Tak hanya itu, bahkan Ia pun membantah jika Akta APHB tersebut dikatakan palsu karena menurutnya, kedua belah pihak sudah membubuhkan tanda tangan pada Akta tersebut.
“Terus kalau dikatakan pemalsuan itu ya kurang sesuai, karena kedua belah pihak itu kan sudah tanda tangan. Terus orang tuanya mas bandi dimintai tanda tangan dikasih Rp. 50.000 kemudian tak tambahi seratus ribu. Itupun juga di jadi, berarti kan sudah ikhlas memberi tanda tangan (cap jempol.red),”kilahnya.
Selain itu, Sutrisno juga berdalih bahwa dirinya tidak pernah melakukan pemaksaan terhadap pihak manapun untuk melakukan tanda tangan tersebut. bahkan ia menuding bahwa pelaporan dirinya ke Polres, mengandung unsur politik.
“Kalau soal pemaksaan insya allah tidak, soalnya saya juga nggak berani mas. Sebenarnya saya tidak terima saya dilaporkan. Soalnya tidak sama dengan keadaannya, yang jelas itu salah kalau saya dilaporkan itu. Tapi kalau nanti saya dipanggil ya saya ngomong apa adanya saja. Penerbitannya itu kan tahun 2005 pada waktu dijabat pak kades yang dulu. Jabatan saya itu kan hingga 2015 bulan April akhir, jadi kayaknya ada untur politik-politiknya supaya saya tidak bisa maju untuk mencalonkan lagi,” tuding Sutrisno.
Sementara itu, Kabag Humas Polres Lamongan, Ipda raksan membenarkan bahwa pihaknya akan memanggil Subandi selaku pelapor untuk dimintai keterangan lebih lanjut.
“Besok rencananya kita akan panggil pelapor untuk dimintai keterangan lebih lanjut serta melengkapi pemberkasan lainya yang dianggap perlu oleh penyidik Dan untuk selanjutnya, pihak terlapor Sutrisno mantan Kades Bakalanpule akan kami panggil juga untuk dilakukan penyidikan dan penyelidikan atas laporan warganya yang merasa dirugikan itu,” ucap Raksan singkat.
Seperti yang diberitakan sebelumnya, bahwa kejadian tersebut terjadi pada Rabu 23 Februari 2005 silam, namun kejanggalan tersebut baru diketahui Subandi pada akhir tahun 2015 lalu tepatnya bulan Desember saat dirinya menerima APHB tersebut dari staf Kecamatan Tikung.
Dalam APHB yang masing-masing dengan nomor 07/TKO/11/2005, 08/TKO/11/2005, dan 09/TKO/11/2005 tersebut terdapat tanda tangan atas nama saksi Jayus (48) yang telah dipalsukan.
Dari kejanggalan temuan data tersebut muncul dugaan kuat bahwa peralihan tersebut tidak pernah terjadi.
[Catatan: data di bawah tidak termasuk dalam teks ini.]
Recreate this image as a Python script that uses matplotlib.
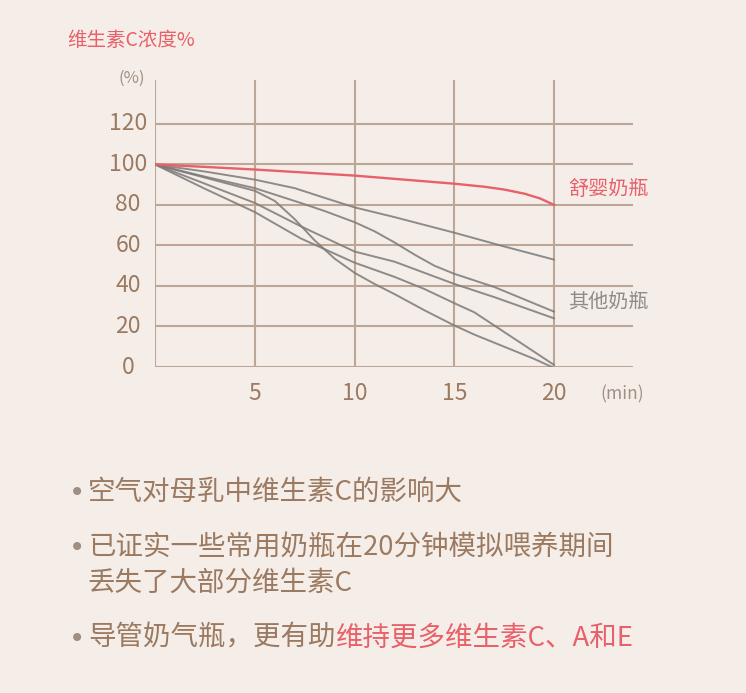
import matplotlib
matplotlib.use('Agg')
import matplotlib.pyplot as plt

plt.rcParams['font.family'] = ['Noto Sans CJK SC', 'DejaVu Sans']

# ---------------- data ----------------
x_ticks = [0, 5, 10, 15, 20]
x_tick_labels = ['', '5', '10', '15', '20']
y_ticks = [0, 20, 40, 60, 80, 100, 120]
y_tick_labels = ['0', '20', '40', '60', '80', '100', '120']

ours_x = [0, 2.5, 5, 7.5, 10, 12.5, 15, 16.5, 17.5, 18.5, 19.3, 20]
ours_y = [100, 98.8, 97.5, 96, 94.5, 92.5, 90.5, 89, 87.6, 85.6, 83.2, 80]

other_a_x = [0, 2.5, 5, 7, 8.5, 10, 12, 15, 17.5, 20]
other_a_y = [100, 96.5, 92.5, 88.3, 83.5, 78.8, 74, 66.3, 59.5, 53]

other_b_x = [0, 2.5, 5, 7.3, 8.5, 10, 11, 12, 13, 14, 15, 17, 20]
other_b_y = [100, 94, 88.3, 81, 77, 71.5, 67, 61.5, 55.5, 50, 46, 39.5, 27.3]

other_c_x = [0, 2.5, 5, 7.3, 10, 12, 13.5, 15, 17, 20]
other_c_y = [100, 90.5, 81, 69.5, 57, 52, 46.5, 41, 34.5, 24]

other_d_x = [0, 2.5, 5, 6, 7, 8, 9, 10, 11, 12, 13.5, 15, 16, 17, 18, 19, 20]
other_d_y = [100, 93.5, 87, 82, 73, 62.5, 53.5, 46.5, 41, 36, 28, 20.5, 16, 12, 8, 4, -0.5]

other_e_x = [0, 2.5, 5, 7.3, 10, 12, 13.5, 15, 16, 17, 18, 19, 20]
other_e_y = [100, 88, 76.5, 63.5, 51.5, 44.5, 38.5, 31.5, 27, 20.5, 14, 7.5, 1]

others = [(other_a_x, other_a_y), (other_b_x, other_b_y), (other_c_x, other_c_y),
          (other_d_x, other_d_y), (other_e_x, other_e_y)]

title_text = '维生素C浓度%'
y_unit = '(%)'
x_unit = '(min)'
label_ours = '舒婴奶瓶'
label_others = '其他奶瓶'
bullet_1 = '空气对母乳中维生素C的影响大'
bullet_2a = '已证实一些常用奶瓶在20分钟模拟喂养期间'
bullet_2b = '丢失了大部分维生素C'
bullet_3a = '导管奶气瓶，更有助'
bullet_3b = '维持更多维生素C、A和E'

# ---------------- style ----------------
BG = '#f5eee8'
GRID = '#bda696'
BROWN = '#9b7a61'
RED = '#e8606a'
GRAY_LINE = '#7c797a'
GRAY_TEXT = '#8f8b89'
UNIT = '#a18f84'

W, H = 746, 693
fig = plt.figure(figsize=(W / 100, H / 100), dpi=100)
fig.patch.set_facecolor(BG)


def fx(px):
    return px / W


def fy(py):
    return 1 - py / H


ax = fig.add_axes([fx(155), fy(367), 478 / W, 287 / H])
ax.set_facecolor('none')
ax.set_xlim(0, 23.95)
ax.set_ylim(0, 141.7)
for s in ax.spines.values():
    s.set_visible(False)

ax.set_xticks(x_ticks)
ax.set_xticklabels(x_tick_labels)
ax.set_yticks(y_ticks)
ax.set_yticklabels(y_tick_labels)
ax.grid(True, color=GRID, lw=1.5, zorder=0)
ax.set_axisbelow(True)
ax.tick_params(axis='both', length=0, labelsize=16.5, labelcolor=BROWN)
ax.tick_params(axis='y', pad=19.4)
ax.tick_params(axis='x', pad=11)
for lab in ax.get_yticklabels():
    lab.set_horizontalalignment('center')
    lab.set_verticalalignment('center')
    lab.set_fontweight('medium')
for lab in ax.get_xticklabels():
    lab.set_fontweight('medium')

for xs, ys in others:
    ax.plot(xs, ys, color=GRAY_LINE, lw=1.4, alpha=0.85, zorder=3,
            solid_joinstyle='round', solid_capstyle='round')
ax.plot(ours_x, ours_y, color=RED, lw=1.7, zorder=4, solid_joinstyle='round')

ax.text(20.7, 87.4, label_ours, color=RED, fontsize=14.5, style='italic',
        ha='left', va='center', clip_on=False)
ax.text(20.7, 32.1, label_others, color=GRAY_TEXT, fontsize=14.5, style='italic',
        ha='left', va='center', clip_on=False)

# titles / units
fig.text(fx(67), fy(40), title_text, color=RED, fontsize=14, ha='left', va='center',
         fontweight='medium')
fig.text(fx(132), fy(78), y_unit, color=UNIT, fontsize=12, ha='center', va='center')
fig.text(fx(622), fy(394), x_unit, color=UNIT, fontsize=12.5, ha='center', va='center')

# bullet text
FS = 19.8
BULLET = '#9e8e84'
for yy in (492, 547, 638):
    fig.text(fx(85), fy(yy + 1), '•', color=BULLET, fontsize=FS, ha='right', va='center',
             family='DejaVu Sans')
kw = dict(color=BROWN, fontsize=FS, ha='left', va='center', fontweight='medium')
fig.text(fx(88), fy(492), bullet_1, **kw)
fig.text(fx(88), fy(547), bullet_2a, **kw)
fig.text(fx(87), fy(583), bullet_2b, **kw)
t3 = fig.text(fx(88), fy(638), bullet_3a, **kw)
ax.annotate(bullet_3b, xy=(1, 0), xycoords=t3, color=RED, fontsize=FS,
            fontweight='medium', ha='left', va='bottom', annotation_clip=False)

fig.savefig('out.png', dpi=100, facecolor=BG)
Pasalnya, Djum (almarhum) yang tak lain adalah Ibu kandung Subandi tidak pernah melakukan legalisasi dalam bentuk Cap Jempol seperti yang tertera pada Akta tersebut melainkan menggunakan tanda tangan pada umumnya.
Atas kejadian tersebut, Subandi yang merupakan ahli waris dari Ny Djum (almarhum) merasa dirugikan dan melaporkan kejadian tersebut ke Mapolres Lamongan beberapa hari lalu.